▶ GIVEN PROBLEM: Set down only the lines running from the one with "Convert this chart to Apache ECharts code." to the one with "var fixed = 100 - risk;", both lines included, exactly as they stand, please.

▶ TASK INPUTS:
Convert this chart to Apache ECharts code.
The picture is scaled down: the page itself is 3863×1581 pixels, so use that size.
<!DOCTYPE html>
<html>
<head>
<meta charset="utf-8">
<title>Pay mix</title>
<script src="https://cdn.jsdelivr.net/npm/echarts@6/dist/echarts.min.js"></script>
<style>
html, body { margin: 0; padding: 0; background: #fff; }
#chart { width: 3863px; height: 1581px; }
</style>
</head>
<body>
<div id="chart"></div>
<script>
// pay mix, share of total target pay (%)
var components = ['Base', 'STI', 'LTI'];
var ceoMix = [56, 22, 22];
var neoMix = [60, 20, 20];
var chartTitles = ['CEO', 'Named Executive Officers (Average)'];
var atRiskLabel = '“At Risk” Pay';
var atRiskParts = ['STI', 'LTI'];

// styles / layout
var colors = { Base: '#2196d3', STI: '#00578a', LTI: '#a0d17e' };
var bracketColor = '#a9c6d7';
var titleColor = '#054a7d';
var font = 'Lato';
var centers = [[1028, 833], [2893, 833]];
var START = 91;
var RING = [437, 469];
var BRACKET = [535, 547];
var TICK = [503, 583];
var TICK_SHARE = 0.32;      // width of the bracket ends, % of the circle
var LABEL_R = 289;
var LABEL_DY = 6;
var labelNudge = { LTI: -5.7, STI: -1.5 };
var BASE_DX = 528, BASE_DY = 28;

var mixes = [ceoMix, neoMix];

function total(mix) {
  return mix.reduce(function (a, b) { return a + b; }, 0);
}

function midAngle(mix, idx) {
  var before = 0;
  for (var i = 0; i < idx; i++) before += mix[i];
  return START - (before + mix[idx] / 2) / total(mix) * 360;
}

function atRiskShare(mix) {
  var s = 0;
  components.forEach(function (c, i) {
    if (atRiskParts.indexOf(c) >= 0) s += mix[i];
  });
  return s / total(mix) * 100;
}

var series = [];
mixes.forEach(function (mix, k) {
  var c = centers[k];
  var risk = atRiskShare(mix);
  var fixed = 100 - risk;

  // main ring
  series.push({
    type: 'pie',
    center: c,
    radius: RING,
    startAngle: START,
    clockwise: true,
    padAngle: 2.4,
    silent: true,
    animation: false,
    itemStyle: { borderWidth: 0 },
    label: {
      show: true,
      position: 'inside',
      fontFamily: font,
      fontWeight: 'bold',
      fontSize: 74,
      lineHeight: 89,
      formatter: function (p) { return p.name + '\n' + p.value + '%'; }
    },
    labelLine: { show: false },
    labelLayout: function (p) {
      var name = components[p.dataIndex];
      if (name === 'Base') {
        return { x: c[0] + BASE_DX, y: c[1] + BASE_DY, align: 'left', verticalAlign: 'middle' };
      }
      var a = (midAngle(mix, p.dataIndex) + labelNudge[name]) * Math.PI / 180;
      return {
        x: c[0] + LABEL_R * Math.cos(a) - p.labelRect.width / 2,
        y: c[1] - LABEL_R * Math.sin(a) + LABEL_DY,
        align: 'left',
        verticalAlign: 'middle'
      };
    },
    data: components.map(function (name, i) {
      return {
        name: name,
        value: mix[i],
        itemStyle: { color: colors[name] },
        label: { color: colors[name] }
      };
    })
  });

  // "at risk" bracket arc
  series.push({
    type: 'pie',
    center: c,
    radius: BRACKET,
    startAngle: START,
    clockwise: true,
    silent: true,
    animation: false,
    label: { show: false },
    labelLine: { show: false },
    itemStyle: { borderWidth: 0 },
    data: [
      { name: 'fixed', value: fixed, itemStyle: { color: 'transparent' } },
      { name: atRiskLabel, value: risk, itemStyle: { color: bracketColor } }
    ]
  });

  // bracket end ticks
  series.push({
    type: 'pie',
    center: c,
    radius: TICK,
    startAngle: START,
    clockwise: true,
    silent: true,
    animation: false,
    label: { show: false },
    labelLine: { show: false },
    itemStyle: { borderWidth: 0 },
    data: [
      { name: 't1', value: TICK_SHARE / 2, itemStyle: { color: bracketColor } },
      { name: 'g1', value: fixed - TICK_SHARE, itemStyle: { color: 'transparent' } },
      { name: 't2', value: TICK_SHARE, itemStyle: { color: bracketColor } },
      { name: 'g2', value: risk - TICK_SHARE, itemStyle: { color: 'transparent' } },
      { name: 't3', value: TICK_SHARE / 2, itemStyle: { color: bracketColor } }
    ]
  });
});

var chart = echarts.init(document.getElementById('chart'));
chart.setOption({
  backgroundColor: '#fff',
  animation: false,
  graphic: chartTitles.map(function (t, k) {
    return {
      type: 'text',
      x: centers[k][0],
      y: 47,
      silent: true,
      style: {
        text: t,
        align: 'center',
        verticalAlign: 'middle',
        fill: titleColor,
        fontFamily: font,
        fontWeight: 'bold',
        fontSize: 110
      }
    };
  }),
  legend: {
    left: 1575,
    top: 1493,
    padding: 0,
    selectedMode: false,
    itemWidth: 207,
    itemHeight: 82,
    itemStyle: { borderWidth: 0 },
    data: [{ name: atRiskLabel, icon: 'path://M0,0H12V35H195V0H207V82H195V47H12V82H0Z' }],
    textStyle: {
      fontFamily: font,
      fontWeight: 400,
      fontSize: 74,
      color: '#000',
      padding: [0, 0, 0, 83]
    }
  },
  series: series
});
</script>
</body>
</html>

* * *

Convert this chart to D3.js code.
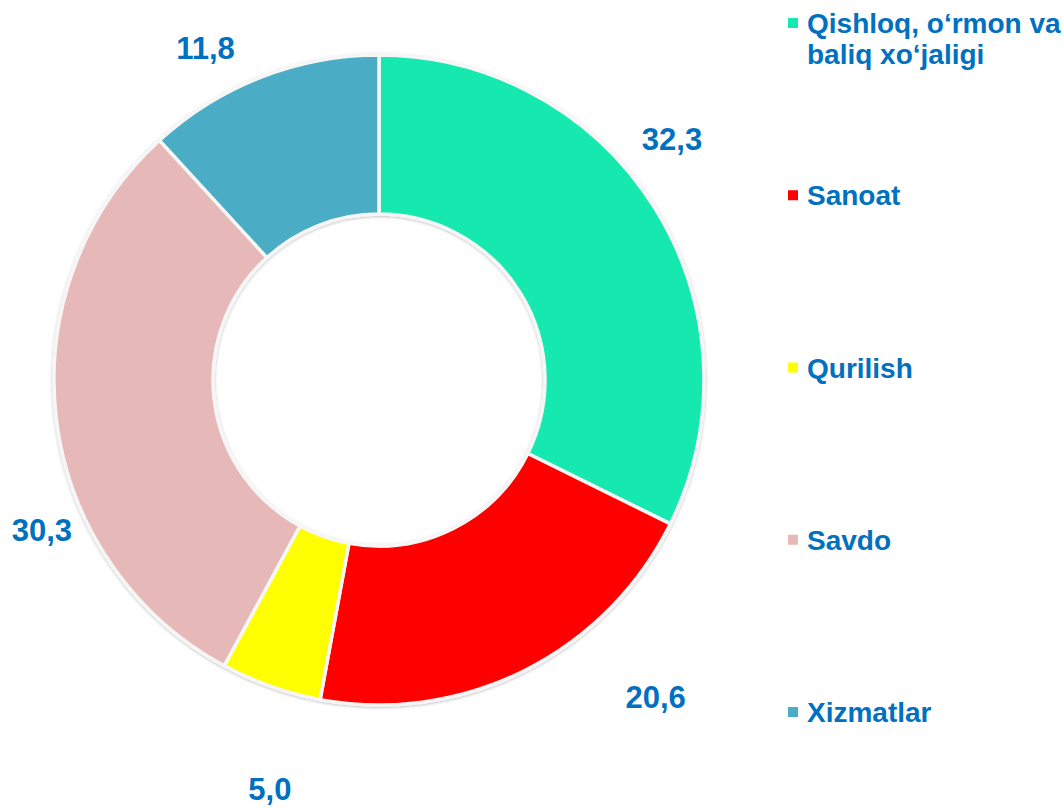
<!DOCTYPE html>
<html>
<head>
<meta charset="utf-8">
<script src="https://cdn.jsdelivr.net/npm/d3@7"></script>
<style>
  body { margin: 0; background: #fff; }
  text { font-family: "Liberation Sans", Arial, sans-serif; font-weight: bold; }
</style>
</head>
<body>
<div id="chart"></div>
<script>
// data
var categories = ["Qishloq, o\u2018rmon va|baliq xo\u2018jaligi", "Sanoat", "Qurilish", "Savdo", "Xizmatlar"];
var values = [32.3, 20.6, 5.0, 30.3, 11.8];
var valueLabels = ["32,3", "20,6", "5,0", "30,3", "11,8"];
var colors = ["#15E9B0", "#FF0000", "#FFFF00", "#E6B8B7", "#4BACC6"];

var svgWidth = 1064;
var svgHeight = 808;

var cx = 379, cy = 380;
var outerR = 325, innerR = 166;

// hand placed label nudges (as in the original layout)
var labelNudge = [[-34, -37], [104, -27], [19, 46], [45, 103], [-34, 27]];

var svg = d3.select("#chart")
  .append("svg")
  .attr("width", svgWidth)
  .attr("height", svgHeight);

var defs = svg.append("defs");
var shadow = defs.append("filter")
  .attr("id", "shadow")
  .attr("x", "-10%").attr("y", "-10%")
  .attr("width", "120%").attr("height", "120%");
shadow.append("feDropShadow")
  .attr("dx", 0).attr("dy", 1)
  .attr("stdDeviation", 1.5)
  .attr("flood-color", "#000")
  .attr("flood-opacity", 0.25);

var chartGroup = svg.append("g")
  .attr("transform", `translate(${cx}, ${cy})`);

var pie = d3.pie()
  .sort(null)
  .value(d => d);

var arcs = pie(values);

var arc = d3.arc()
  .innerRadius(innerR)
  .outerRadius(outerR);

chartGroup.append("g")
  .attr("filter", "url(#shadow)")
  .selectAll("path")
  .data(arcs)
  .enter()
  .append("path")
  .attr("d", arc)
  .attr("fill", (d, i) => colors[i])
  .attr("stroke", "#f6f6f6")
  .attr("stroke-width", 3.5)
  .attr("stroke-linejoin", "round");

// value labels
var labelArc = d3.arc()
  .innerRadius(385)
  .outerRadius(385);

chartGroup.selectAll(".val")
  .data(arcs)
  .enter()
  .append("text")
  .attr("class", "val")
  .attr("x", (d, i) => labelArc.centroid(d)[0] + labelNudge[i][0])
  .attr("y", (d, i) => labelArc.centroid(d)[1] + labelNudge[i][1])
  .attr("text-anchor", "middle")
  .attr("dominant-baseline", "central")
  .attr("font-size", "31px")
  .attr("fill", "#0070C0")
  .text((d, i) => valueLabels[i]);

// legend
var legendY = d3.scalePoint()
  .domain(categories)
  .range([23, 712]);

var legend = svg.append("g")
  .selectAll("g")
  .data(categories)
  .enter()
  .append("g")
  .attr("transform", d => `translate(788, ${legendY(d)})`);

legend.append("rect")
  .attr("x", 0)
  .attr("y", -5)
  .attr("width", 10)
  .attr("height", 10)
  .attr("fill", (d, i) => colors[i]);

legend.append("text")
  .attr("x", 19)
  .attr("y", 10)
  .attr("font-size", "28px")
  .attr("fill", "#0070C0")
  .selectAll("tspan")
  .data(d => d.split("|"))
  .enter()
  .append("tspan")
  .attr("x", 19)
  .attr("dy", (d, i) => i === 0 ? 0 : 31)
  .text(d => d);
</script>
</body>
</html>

---

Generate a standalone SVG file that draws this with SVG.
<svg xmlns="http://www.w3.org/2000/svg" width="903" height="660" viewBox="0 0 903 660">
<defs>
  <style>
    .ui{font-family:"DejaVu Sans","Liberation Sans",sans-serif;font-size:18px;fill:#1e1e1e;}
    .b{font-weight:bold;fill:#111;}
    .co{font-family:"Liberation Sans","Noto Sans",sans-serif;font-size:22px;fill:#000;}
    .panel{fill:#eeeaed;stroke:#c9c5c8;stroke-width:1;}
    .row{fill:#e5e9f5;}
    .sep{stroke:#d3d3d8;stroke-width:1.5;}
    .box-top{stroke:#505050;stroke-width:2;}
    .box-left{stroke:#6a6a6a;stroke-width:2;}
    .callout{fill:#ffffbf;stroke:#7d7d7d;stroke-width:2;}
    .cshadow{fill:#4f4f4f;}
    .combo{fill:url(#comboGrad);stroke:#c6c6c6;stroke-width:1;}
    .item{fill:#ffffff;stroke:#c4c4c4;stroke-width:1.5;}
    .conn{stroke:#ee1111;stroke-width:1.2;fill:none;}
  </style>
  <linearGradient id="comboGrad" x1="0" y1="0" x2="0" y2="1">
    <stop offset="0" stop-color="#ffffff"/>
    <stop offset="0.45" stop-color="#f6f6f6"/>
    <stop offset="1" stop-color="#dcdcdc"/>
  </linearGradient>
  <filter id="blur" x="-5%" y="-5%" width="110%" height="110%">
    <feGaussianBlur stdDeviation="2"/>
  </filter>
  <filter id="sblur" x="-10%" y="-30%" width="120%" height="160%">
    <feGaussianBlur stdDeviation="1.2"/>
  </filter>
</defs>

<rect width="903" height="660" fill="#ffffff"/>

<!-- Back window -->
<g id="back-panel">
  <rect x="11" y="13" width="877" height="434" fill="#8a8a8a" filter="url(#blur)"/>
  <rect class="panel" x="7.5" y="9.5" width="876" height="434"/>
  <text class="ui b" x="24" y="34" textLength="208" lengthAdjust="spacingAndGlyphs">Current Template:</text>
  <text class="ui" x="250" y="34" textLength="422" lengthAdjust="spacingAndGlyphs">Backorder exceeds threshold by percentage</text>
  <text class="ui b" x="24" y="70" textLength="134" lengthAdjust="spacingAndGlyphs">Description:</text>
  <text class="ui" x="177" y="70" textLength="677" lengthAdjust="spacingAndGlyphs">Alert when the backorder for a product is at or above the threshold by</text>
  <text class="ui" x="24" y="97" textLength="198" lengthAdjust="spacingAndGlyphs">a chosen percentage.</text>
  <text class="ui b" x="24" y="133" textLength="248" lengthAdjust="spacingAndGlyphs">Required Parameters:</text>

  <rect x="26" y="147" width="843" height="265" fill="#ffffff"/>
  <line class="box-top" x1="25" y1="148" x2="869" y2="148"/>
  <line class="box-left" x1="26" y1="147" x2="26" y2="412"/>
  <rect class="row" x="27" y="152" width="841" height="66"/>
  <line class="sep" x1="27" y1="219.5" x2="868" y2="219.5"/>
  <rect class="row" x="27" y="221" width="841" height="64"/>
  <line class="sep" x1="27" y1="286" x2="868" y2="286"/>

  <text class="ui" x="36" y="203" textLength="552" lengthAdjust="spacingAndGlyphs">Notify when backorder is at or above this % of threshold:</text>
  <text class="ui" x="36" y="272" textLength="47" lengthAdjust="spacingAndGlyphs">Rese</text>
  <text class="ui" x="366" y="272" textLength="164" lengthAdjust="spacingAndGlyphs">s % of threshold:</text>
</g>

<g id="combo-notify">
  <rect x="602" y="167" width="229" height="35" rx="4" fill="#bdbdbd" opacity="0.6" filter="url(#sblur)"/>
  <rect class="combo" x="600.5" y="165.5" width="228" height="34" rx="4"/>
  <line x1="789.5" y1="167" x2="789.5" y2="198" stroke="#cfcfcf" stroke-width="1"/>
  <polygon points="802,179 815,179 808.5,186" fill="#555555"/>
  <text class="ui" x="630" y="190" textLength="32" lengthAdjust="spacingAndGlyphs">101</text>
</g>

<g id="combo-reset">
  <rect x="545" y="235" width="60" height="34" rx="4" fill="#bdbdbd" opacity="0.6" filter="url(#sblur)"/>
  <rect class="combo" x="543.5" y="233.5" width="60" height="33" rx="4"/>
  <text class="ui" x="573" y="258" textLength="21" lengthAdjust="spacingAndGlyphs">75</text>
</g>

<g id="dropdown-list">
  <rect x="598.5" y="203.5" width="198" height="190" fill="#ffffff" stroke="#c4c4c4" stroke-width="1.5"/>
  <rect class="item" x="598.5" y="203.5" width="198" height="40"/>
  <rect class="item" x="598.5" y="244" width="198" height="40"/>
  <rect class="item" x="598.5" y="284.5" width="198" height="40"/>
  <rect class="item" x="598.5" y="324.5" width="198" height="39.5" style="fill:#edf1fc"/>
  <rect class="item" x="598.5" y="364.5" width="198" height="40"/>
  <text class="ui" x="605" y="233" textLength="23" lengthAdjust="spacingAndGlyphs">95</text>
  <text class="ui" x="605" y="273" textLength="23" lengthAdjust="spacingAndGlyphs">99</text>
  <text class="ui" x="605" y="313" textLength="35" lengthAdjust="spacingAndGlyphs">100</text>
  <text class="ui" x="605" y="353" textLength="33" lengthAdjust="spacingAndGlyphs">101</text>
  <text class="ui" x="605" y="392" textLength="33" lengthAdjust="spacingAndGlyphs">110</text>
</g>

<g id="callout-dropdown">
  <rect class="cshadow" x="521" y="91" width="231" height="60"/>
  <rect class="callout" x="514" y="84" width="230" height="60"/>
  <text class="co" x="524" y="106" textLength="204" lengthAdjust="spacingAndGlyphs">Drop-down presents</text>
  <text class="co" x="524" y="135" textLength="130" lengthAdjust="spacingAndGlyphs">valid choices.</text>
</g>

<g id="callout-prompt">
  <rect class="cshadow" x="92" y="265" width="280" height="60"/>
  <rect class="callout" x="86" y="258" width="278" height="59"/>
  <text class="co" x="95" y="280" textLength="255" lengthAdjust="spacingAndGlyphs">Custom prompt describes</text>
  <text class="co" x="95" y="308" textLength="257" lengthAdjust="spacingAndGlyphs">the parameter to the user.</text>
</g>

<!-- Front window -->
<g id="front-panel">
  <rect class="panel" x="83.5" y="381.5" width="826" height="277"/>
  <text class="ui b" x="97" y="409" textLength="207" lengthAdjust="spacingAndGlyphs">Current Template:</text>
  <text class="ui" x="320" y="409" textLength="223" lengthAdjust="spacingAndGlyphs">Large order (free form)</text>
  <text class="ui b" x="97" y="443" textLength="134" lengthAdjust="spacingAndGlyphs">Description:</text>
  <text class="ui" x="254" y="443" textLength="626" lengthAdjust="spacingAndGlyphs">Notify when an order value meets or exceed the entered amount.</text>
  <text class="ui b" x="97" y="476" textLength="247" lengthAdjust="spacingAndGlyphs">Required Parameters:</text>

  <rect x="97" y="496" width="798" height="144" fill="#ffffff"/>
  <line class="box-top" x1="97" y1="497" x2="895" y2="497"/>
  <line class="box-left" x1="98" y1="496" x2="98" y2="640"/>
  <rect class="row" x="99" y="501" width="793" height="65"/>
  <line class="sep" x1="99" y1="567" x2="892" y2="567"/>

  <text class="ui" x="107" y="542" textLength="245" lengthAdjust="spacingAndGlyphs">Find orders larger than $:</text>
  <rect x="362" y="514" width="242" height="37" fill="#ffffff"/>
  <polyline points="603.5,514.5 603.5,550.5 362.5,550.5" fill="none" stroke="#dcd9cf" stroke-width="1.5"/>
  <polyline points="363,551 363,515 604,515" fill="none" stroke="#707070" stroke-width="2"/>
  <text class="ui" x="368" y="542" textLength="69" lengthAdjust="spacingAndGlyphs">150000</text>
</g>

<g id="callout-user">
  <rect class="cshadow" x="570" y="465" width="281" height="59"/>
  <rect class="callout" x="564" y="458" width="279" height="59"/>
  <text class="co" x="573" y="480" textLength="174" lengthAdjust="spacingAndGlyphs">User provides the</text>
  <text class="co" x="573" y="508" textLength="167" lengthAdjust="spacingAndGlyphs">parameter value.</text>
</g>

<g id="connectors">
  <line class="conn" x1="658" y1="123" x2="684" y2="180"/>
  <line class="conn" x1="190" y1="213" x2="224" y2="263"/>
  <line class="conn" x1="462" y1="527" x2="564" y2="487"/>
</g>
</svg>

▶ SOLUTION TO THIS TASK:
Convert this chart to Apache ECharts code.
The picture is scaled down: the page itself is 3863×1581 pixels, so use that size.
<!DOCTYPE html>
<html>
<head>
<meta charset="utf-8">
<title>Pay mix</title>
<script src="https://cdn.jsdelivr.net/npm/echarts@6/dist/echarts.min.js"></script>
<style>
html, body { margin: 0; padding: 0; background: #fff; }
#chart { width: 3863px; height: 1581px; }
</style>
</head>
<body>
<div id="chart"></div>
<script>
// pay mix, share of total target pay (%)
var components = ['Base', 'STI', 'LTI'];
var ceoMix = [56, 22, 22];
var neoMix = [60, 20, 20];
var chartTitles = ['CEO', 'Named Executive Officers (Average)'];
var atRiskLabel = '“At Risk” Pay';
var atRiskParts = ['STI', 'LTI'];

// styles / layout
var colors = { Base: '#2196d3', STI: '#00578a', LTI: '#a0d17e' };
var bracketColor = '#a9c6d7';
var titleColor = '#054a7d';
var font = 'Lato';
var centers = [[1028, 833], [2893, 833]];
var START = 91;
var RING = [437, 469];
var BRACKET = [535, 547];
var TICK = [503, 583];
var TICK_SHARE = 0.32;      // width of the bracket ends, % of the circle
var LABEL_R = 289;
var LABEL_DY = 6;
var labelNudge = { LTI: -5.7, STI: -1.5 };
var BASE_DX = 528, BASE_DY = 28;

var mixes = [ceoMix, neoMix];

function total(mix) {
  return mix.reduce(function (a, b) { return a + b; }, 0);
}

function midAngle(mix, idx) {
  var before = 0;
  for (var i = 0; i < idx; i++) before += mix[i];
  return START - (before + mix[idx] / 2) / total(mix) * 360;
}

function atRiskShare(mix) {
  var s = 0;
  components.forEach(function (c, i) {
    if (atRiskParts.indexOf(c) >= 0) s += mix[i];
  });
  return s / total(mix) * 100;
}

var series = [];
mixes.forEach(function (mix, k) {
  var c = centers[k];
  var risk = atRiskShare(mix);
  var fixed = 100 - risk;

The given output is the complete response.